■ EXERCISE AIM:
Omit the pictures and output every entry below exactly as written.
** Start **
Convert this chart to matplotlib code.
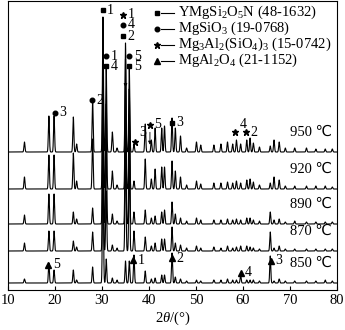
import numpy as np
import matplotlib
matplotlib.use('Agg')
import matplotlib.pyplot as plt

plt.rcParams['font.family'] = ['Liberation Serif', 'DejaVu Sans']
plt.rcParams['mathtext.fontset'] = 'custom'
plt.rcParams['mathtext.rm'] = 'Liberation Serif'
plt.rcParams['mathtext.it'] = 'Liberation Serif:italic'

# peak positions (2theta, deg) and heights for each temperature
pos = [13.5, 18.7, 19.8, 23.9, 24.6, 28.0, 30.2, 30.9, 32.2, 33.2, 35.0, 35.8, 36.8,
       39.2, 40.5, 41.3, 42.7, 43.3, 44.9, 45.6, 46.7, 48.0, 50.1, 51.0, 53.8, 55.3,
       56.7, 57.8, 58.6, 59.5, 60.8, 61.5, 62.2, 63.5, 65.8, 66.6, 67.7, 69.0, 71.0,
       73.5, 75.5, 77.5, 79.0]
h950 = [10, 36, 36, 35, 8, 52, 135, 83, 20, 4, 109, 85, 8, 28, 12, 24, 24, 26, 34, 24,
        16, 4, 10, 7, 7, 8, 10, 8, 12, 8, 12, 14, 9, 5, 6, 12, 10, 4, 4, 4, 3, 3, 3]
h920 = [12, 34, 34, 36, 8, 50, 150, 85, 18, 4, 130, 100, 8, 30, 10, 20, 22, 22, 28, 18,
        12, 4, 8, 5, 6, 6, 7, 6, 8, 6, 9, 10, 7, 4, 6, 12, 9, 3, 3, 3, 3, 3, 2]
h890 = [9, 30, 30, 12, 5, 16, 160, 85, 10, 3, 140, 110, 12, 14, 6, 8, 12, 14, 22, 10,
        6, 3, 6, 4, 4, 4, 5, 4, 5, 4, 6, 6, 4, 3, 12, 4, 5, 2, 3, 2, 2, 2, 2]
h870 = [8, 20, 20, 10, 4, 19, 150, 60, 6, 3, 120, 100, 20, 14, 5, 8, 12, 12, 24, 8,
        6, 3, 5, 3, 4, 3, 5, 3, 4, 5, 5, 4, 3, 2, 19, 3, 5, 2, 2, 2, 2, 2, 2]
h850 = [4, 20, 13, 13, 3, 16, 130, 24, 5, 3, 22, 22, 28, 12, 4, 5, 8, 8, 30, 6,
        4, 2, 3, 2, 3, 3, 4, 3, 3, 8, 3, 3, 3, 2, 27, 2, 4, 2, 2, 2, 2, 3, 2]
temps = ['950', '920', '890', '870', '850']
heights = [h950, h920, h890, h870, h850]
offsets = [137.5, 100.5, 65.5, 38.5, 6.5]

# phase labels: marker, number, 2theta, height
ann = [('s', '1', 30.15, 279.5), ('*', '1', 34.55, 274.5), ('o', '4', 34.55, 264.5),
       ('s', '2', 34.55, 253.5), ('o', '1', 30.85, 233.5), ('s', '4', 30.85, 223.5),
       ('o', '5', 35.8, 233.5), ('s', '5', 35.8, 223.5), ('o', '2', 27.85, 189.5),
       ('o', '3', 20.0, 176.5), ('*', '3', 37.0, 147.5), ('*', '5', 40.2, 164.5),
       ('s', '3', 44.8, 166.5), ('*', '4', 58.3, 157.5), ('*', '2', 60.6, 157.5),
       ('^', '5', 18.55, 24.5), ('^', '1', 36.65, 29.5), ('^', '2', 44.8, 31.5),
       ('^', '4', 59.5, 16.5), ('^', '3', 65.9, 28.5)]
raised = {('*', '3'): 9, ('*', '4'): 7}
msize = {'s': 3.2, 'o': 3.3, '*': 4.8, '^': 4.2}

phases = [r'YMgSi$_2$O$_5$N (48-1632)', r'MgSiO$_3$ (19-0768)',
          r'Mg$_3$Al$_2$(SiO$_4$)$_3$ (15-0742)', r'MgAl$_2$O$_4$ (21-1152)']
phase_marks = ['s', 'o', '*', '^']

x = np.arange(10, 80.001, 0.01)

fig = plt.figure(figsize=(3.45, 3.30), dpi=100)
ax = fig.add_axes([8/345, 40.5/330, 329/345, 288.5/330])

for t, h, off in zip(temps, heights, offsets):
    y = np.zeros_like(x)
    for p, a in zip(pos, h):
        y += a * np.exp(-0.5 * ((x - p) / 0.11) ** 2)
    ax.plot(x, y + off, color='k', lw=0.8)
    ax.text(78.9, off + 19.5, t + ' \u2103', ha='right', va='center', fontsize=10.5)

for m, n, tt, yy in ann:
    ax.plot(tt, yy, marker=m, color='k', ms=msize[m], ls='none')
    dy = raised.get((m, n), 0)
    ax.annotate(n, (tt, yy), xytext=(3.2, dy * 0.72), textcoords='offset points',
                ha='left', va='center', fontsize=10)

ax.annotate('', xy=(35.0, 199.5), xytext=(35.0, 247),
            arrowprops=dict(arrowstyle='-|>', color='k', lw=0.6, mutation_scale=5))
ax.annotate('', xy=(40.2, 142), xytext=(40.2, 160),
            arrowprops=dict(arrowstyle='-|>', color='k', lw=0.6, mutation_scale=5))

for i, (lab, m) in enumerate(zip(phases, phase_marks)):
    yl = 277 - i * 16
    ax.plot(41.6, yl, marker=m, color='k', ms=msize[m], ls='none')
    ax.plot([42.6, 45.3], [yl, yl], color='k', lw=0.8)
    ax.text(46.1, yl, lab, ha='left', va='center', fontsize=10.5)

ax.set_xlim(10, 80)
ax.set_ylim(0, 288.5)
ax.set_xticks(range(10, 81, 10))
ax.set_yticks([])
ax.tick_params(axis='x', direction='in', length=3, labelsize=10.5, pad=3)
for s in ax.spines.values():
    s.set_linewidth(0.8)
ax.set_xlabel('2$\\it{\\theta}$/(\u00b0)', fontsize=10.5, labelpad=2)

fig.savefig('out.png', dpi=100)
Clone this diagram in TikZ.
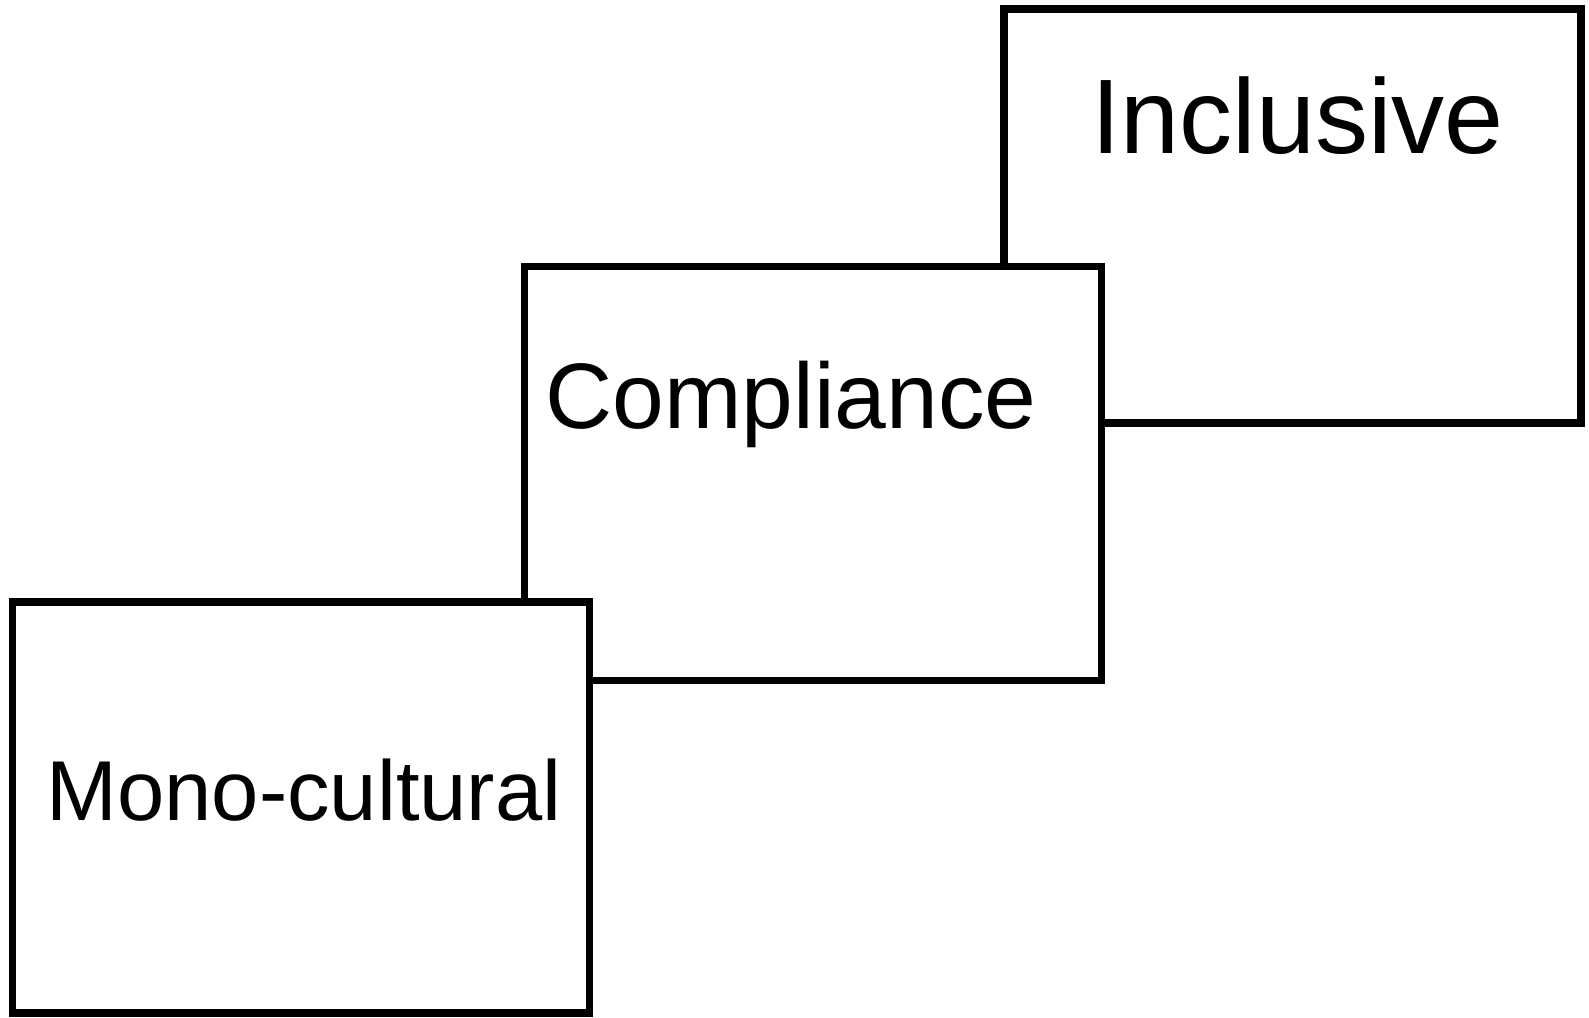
** End **
■ FULL ANSWER:
Convert this chart to matplotlib code.
import numpy as np
import matplotlib
matplotlib.use('Agg')
import matplotlib.pyplot as plt

plt.rcParams['font.family'] = ['Liberation Serif', 'DejaVu Sans']
plt.rcParams['mathtext.fontset'] = 'custom'
plt.rcParams['mathtext.rm'] = 'Liberation Serif'
plt.rcParams['mathtext.it'] = 'Liberation Serif:italic'

# peak positions (2theta, deg) and heights for each temperature
pos = [13.5, 18.7, 19.8, 23.9, 24.6, 28.0, 30.2, 30.9, 32.2, 33.2, 35.0, 35.8, 36.8,
       39.2, 40.5, 41.3, 42.7, 43.3, 44.9, 45.6, 46.7, 48.0, 50.1, 51.0, 53.8, 55.3,
       56.7, 57.8, 58.6, 59.5, 60.8, 61.5, 62.2, 63.5, 65.8, 66.6, 67.7, 69.0, 71.0,
       73.5, 75.5, 77.5, 79.0]
h950 = [10, 36, 36, 35, 8, 52, 135, 83, 20, 4, 109, 85, 8, 28, 12, 24, 24, 26, 34, 24,
        16, 4, 10, 7, 7, 8, 10, 8, 12, 8, 12, 14, 9, 5, 6, 12, 10, 4, 4, 4, 3, 3, 3]
h920 = [12, 34, 34, 36, 8, 50, 150, 85, 18, 4, 130, 100, 8, 30, 10, 20, 22, 22, 28, 18,
        12, 4, 8, 5, 6, 6, 7, 6, 8, 6, 9, 10, 7, 4, 6, 12, 9, 3, 3, 3, 3, 3, 2]
h890 = [9, 30, 30, 12, 5, 16, 160, 85, 10, 3, 140, 110, 12, 14, 6, 8, 12, 14, 22, 10,
        6, 3, 6, 4, 4, 4, 5, 4, 5, 4, 6, 6, 4, 3, 12, 4, 5, 2, 3, 2, 2, 2, 2]
h870 = [8, 20, 20, 10, 4, 19, 150, 60, 6, 3, 120, 100, 20, 14, 5, 8, 12, 12, 24, 8,
        6, 3, 5, 3, 4, 3, 5, 3, 4, 5, 5, 4, 3, 2, 19, 3, 5, 2, 2, 2, 2, 2, 2]
h850 = [4, 20, 13, 13, 3, 16, 130, 24, 5, 3, 22, 22, 28, 12, 4, 5, 8, 8, 30, 6,
        4, 2, 3, 2, 3, 3, 4, 3, 3, 8, 3, 3, 3, 2, 27, 2, 4, 2, 2, 2, 2, 3, 2]
temps = ['950', '920', '890', '870', '850']
heights = [h950, h920, h890, h870, h850]
offsets = [137.5, 100.5, 65.5, 38.5, 6.5]

# phase labels: marker, number, 2theta, height
ann = [('s', '1', 30.15, 279.5), ('*', '1', 34.55, 274.5), ('o', '4', 34.55, 264.5),
       ('s', '2', 34.55, 253.5), ('o', '1', 30.85, 233.5), ('s', '4', 30.85, 223.5),
       ('o', '5', 35.8, 233.5), ('s', '5', 35.8, 223.5), ('o', '2', 27.85, 189.5),
       ('o', '3', 20.0, 176.5), ('*', '3', 37.0, 147.5), ('*', '5', 40.2, 164.5),
       ('s', '3', 44.8, 166.5), ('*', '4', 58.3, 157.5), ('*', '2', 60.6, 157.5),
       ('^', '5', 18.55, 24.5), ('^', '1', 36.65, 29.5), ('^', '2', 44.8, 31.5),
       ('^', '4', 59.5, 16.5), ('^', '3', 65.9, 28.5)]
raised = {('*', '3'): 9, ('*', '4'): 7}
msize = {'s': 3.2, 'o': 3.3, '*': 4.8, '^': 4.2}

phases = [r'YMgSi$_2$O$_5$N (48-1632)', r'MgSiO$_3$ (19-0768)',
          r'Mg$_3$Al$_2$(SiO$_4$)$_3$ (15-0742)', r'MgAl$_2$O$_4$ (21-1152)']
phase_marks = ['s', 'o', '*', '^']

x = np.arange(10, 80.001, 0.01)

fig = plt.figure(figsize=(3.45, 3.30), dpi=100)
ax = fig.add_axes([8/345, 40.5/330, 329/345, 288.5/330])

for t, h, off in zip(temps, heights, offsets):
    y = np.zeros_like(x)
    for p, a in zip(pos, h):
        y += a * np.exp(-0.5 * ((x - p) / 0.11) ** 2)
    ax.plot(x, y + off, color='k', lw=0.8)
    ax.text(78.9, off + 19.5, t + ' \u2103', ha='right', va='center', fontsize=10.5)

for m, n, tt, yy in ann:
    ax.plot(tt, yy, marker=m, color='k', ms=msize[m], ls='none')
    dy = raised.get((m, n), 0)
    ax.annotate(n, (tt, yy), xytext=(3.2, dy * 0.72), textcoords='offset points',
                ha='left', va='center', fontsize=10)

ax.annotate('', xy=(35.0, 199.5), xytext=(35.0, 247),
            arrowprops=dict(arrowstyle='-|>', color='k', lw=0.6, mutation_scale=5))
ax.annotate('', xy=(40.2, 142), xytext=(40.2, 160),
            arrowprops=dict(arrowstyle='-|>', color='k', lw=0.6, mutation_scale=5))

for i, (lab, m) in enumerate(zip(phases, phase_marks)):
    yl = 277 - i * 16
    ax.plot(41.6, yl, marker=m, color='k', ms=msize[m], ls='none')
    ax.plot([42.6, 45.3], [yl, yl], color='k', lw=0.8)
    ax.text(46.1, yl, lab, ha='left', va='center', fontsize=10.5)

ax.set_xlim(10, 80)
ax.set_ylim(0, 288.5)
ax.set_xticks(range(10, 81, 10))
ax.set_yticks([])
ax.tick_params(axis='x', direction='in', length=3, labelsize=10.5, pad=3)
for s in ax.spines.values():
    s.set_linewidth(0.8)
ax.set_xlabel('2$\\it{\\theta}$/(\u00b0)', fontsize=10.5, labelpad=2)

fig.savefig('out.png', dpi=100)
Clone this diagram in TikZ.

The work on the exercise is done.